= WHAT YOU HAVE TO DO =
Output every line exactly as written. Leave out pictures.

= STORED DATA =
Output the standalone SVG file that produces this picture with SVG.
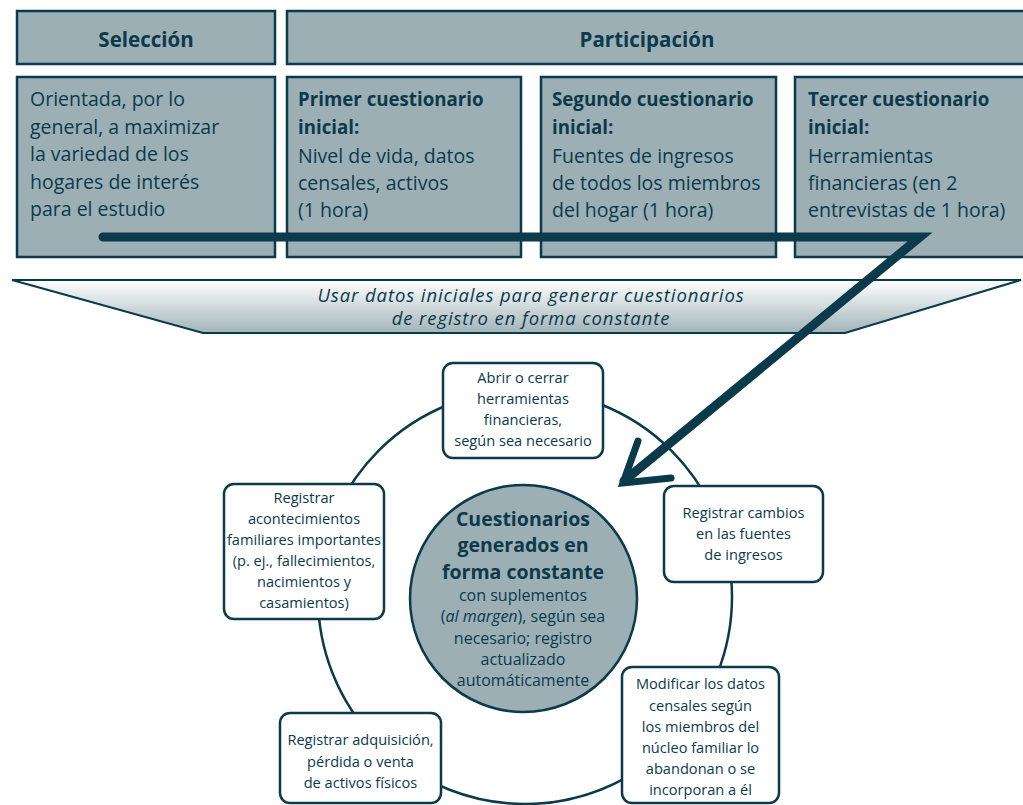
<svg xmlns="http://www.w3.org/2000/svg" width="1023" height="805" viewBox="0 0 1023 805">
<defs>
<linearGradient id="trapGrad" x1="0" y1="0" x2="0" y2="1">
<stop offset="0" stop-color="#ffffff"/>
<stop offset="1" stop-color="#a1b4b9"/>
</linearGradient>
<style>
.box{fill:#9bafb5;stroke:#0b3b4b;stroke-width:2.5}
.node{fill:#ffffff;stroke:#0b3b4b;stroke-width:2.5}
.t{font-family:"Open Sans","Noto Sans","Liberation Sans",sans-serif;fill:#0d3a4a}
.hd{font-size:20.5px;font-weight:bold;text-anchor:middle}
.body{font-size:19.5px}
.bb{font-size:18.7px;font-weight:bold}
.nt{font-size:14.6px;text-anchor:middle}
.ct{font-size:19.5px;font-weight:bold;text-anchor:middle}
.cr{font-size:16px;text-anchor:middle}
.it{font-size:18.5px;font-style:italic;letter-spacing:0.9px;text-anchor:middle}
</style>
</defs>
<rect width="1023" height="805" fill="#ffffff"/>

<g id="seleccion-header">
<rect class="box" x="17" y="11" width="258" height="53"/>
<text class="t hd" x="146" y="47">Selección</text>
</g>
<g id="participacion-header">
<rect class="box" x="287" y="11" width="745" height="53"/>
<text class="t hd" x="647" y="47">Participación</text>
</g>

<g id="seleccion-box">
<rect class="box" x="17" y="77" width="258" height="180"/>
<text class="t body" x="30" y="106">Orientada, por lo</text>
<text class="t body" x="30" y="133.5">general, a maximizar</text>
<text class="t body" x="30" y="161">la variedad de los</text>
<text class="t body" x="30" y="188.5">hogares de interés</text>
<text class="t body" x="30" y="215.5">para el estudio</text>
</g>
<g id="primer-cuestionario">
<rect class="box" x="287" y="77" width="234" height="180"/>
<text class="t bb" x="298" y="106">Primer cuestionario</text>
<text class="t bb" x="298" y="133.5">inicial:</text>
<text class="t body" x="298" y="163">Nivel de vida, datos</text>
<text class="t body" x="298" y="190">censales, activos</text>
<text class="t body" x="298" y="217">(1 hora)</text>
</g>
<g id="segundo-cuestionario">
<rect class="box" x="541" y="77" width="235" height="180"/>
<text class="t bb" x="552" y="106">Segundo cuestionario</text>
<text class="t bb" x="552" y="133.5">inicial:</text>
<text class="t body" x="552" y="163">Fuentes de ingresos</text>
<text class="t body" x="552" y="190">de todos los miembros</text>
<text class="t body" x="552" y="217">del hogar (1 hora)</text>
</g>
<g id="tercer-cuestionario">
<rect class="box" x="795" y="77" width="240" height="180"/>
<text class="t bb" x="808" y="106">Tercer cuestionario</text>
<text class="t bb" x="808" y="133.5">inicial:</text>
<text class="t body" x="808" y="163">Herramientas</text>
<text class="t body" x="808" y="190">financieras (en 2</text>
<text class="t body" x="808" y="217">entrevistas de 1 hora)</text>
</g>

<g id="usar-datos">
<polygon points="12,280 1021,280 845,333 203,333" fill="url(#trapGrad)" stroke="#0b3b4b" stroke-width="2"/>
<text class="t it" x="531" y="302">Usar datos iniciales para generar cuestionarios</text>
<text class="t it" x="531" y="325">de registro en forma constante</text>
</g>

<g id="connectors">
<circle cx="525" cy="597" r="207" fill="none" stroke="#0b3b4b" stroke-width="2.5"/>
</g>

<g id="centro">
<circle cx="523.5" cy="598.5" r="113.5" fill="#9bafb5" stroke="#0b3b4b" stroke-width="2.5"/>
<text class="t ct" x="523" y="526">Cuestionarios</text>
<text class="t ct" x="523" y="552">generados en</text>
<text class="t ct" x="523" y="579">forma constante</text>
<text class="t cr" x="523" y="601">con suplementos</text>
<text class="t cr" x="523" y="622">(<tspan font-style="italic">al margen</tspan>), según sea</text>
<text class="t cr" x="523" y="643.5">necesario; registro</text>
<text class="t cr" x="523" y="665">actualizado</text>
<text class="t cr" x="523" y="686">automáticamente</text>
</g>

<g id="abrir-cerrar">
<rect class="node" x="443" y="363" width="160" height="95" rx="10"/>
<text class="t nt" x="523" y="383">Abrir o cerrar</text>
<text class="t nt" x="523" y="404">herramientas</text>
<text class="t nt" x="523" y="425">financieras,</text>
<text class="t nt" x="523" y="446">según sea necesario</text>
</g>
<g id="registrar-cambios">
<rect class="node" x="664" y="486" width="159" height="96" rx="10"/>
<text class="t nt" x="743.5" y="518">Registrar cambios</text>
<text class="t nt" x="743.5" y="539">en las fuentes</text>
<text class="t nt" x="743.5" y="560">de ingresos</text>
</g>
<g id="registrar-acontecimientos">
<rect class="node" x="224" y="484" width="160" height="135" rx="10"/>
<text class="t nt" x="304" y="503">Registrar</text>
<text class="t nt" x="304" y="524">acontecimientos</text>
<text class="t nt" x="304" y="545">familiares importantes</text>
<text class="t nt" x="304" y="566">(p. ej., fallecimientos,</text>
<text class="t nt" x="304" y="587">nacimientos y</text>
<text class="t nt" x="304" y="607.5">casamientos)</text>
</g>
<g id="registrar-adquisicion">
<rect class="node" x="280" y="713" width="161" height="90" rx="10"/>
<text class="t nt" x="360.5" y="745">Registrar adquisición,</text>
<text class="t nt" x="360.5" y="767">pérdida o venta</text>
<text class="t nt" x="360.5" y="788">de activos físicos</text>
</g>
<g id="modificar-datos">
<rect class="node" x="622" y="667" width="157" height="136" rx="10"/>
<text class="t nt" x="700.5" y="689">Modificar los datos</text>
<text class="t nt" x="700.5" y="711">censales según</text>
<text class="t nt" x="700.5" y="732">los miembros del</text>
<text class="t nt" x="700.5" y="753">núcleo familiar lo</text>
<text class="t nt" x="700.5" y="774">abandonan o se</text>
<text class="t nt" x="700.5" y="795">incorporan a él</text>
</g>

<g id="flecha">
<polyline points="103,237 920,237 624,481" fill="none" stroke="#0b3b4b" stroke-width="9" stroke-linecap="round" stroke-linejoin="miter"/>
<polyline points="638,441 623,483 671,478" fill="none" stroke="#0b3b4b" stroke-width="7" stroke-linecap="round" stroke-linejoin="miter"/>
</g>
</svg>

= EXERCISE RESULT =
Output the standalone SVG file that produces this picture with SVG.
<svg xmlns="http://www.w3.org/2000/svg" width="1023" height="805" viewBox="0 0 1023 805">
<defs>
<linearGradient id="trapGrad" x1="0" y1="0" x2="0" y2="1">
<stop offset="0" stop-color="#ffffff"/>
<stop offset="1" stop-color="#a1b4b9"/>
</linearGradient>
<style>
.box{fill:#9bafb5;stroke:#0b3b4b;stroke-width:2.5}
.node{fill:#ffffff;stroke:#0b3b4b;stroke-width:2.5}
.t{font-family:"Open Sans","Noto Sans","Liberation Sans",sans-serif;fill:#0d3a4a}
.hd{font-size:20.5px;font-weight:bold;text-anchor:middle}
.body{font-size:19.5px}
.bb{font-size:18.7px;font-weight:bold}
.nt{font-size:14.6px;text-anchor:middle}
.ct{font-size:19.5px;font-weight:bold;text-anchor:middle}
.cr{font-size:16px;text-anchor:middle}
.it{font-size:18.5px;font-style:italic;letter-spacing:0.9px;text-anchor:middle}
</style>
</defs>
<rect width="1023" height="805" fill="#ffffff"/>

<g id="seleccion-header">
<rect class="box" x="17" y="11" width="258" height="53"/>
<text class="t hd" x="146" y="47">Selección</text>
</g>
<g id="participacion-header">
<rect class="box" x="287" y="11" width="745" height="53"/>
<text class="t hd" x="647" y="47">Participación</text>
</g>

<g id="seleccion-box">
<rect class="box" x="17" y="77" width="258" height="180"/>
<text class="t body" x="30" y="106">Orientada, por lo</text>
<text class="t body" x="30" y="133.5">general, a maximizar</text>
<text class="t body" x="30" y="161">la variedad de los</text>
<text class="t body" x="30" y="188.5">hogares de interés</text>
<text class="t body" x="30" y="215.5">para el estudio</text>
</g>
<g id="primer-cuestionario">
<rect class="box" x="287" y="77" width="234" height="180"/>
<text class="t bb" x="298" y="106">Primer cuestionario</text>
<text class="t bb" x="298" y="133.5">inicial:</text>
<text class="t body" x="298" y="163">Nivel de vida, datos</text>
<text class="t body" x="298" y="190">censales, activos</text>
<text class="t body" x="298" y="217">(1 hora)</text>
</g>
<g id="segundo-cuestionario">
<rect class="box" x="541" y="77" width="235" height="180"/>
<text class="t bb" x="552" y="106">Segundo cuestionario</text>
<text class="t bb" x="552" y="133.5">inicial:</text>
<text class="t body" x="552" y="163">Fuentes de ingresos</text>
<text class="t body" x="552" y="190">de todos los miembros</text>
<text class="t body" x="552" y="217">del hogar (1 hora)</text>
</g>
<g id="tercer-cuestionario">
<rect class="box" x="795" y="77" width="240" height="180"/>
<text class="t bb" x="808" y="106">Tercer cuestionario</text>
<text class="t bb" x="808" y="133.5">inicial:</text>
<text class="t body" x="808" y="163">Herramientas</text>
<text class="t body" x="808" y="190">financieras (en 2</text>
<text class="t body" x="808" y="217">entrevistas de 1 hora)</text>
</g>

<g id="usar-datos">
<polygon points="12,280 1021,280 845,333 203,333" fill="url(#trapGrad)" stroke="#0b3b4b" stroke-width="2"/>
<text class="t it" x="531" y="302">Usar datos iniciales para generar cuestionarios</text>
<text class="t it" x="531" y="325">de registro en forma constante</text>
</g>

<g id="connectors">
<circle cx="525" cy="597" r="207" fill="none" stroke="#0b3b4b" stroke-width="2.5"/>
</g>

<g id="centro">
<circle cx="523.5" cy="598.5" r="113.5" fill="#9bafb5" stroke="#0b3b4b" stroke-width="2.5"/>
<text class="t ct" x="523" y="526">Cuestionarios</text>
<text class="t ct" x="523" y="552">generados en</text>
<text class="t ct" x="523" y="579">forma constante</text>
<text class="t cr" x="523" y="601">con suplementos</text>
<text class="t cr" x="523" y="622">(<tspan font-style="italic">al margen</tspan>), según sea</text>
<text class="t cr" x="523" y="643.5">necesario; registro</text>
<text class="t cr" x="523" y="665">actualizado</text>
<text class="t cr" x="523" y="686">automáticamente</text>
</g>

<g id="abrir-cerrar">
<rect class="node" x="443" y="363" width="160" height="95" rx="10"/>
<text class="t nt" x="523" y="383">Abrir o cerrar</text>
<text class="t nt" x="523" y="404">herramientas</text>
<text class="t nt" x="523" y="425">financieras,</text>
<text class="t nt" x="523" y="446">según sea necesario</text>
</g>
<g id="registrar-cambios">
<rect class="node" x="664" y="486" width="159" height="96" rx="10"/>
<text class="t nt" x="743.5" y="518">Registrar cambios</text>
<text class="t nt" x="743.5" y="539">en las fuentes</text>
<text class="t nt" x="743.5" y="560">de ingresos</text>
</g>
<g id="registrar-acontecimientos">
<rect class="node" x="224" y="484" width="160" height="135" rx="10"/>
<text class="t nt" x="304" y="503">Registrar</text>
<text class="t nt" x="304" y="524">acontecimientos</text>
<text class="t nt" x="304" y="545">familiares importantes</text>
<text class="t nt" x="304" y="566">(p. ej., fallecimientos,</text>
<text class="t nt" x="304" y="587">nacimientos y</text>
<text class="t nt" x="304" y="607.5">casamientos)</text>
</g>
<g id="registrar-adquisicion">
<rect class="node" x="280" y="713" width="161" height="90" rx="10"/>
<text class="t nt" x="360.5" y="745">Registrar adquisición,</text>
<text class="t nt" x="360.5" y="767">pérdida o venta</text>
<text class="t nt" x="360.5" y="788">de activos físicos</text>
</g>
<g id="modificar-datos">
<rect class="node" x="622" y="667" width="157" height="136" rx="10"/>
<text class="t nt" x="700.5" y="689">Modificar los datos</text>
<text class="t nt" x="700.5" y="711">censales según</text>
<text class="t nt" x="700.5" y="732">los miembros del</text>
<text class="t nt" x="700.5" y="753">núcleo familiar lo</text>
<text class="t nt" x="700.5" y="774">abandonan o se</text>
<text class="t nt" x="700.5" y="795">incorporan a él</text>
</g>

<g id="flecha">
<polyline points="103,237 920,237 624,481" fill="none" stroke="#0b3b4b" stroke-width="9" stroke-linecap="round" stroke-linejoin="miter"/>
<polyline points="638,441 623,483 671,478" fill="none" stroke="#0b3b4b" stroke-width="7" stroke-linecap="round" stroke-linejoin="miter"/>
</g>
</svg>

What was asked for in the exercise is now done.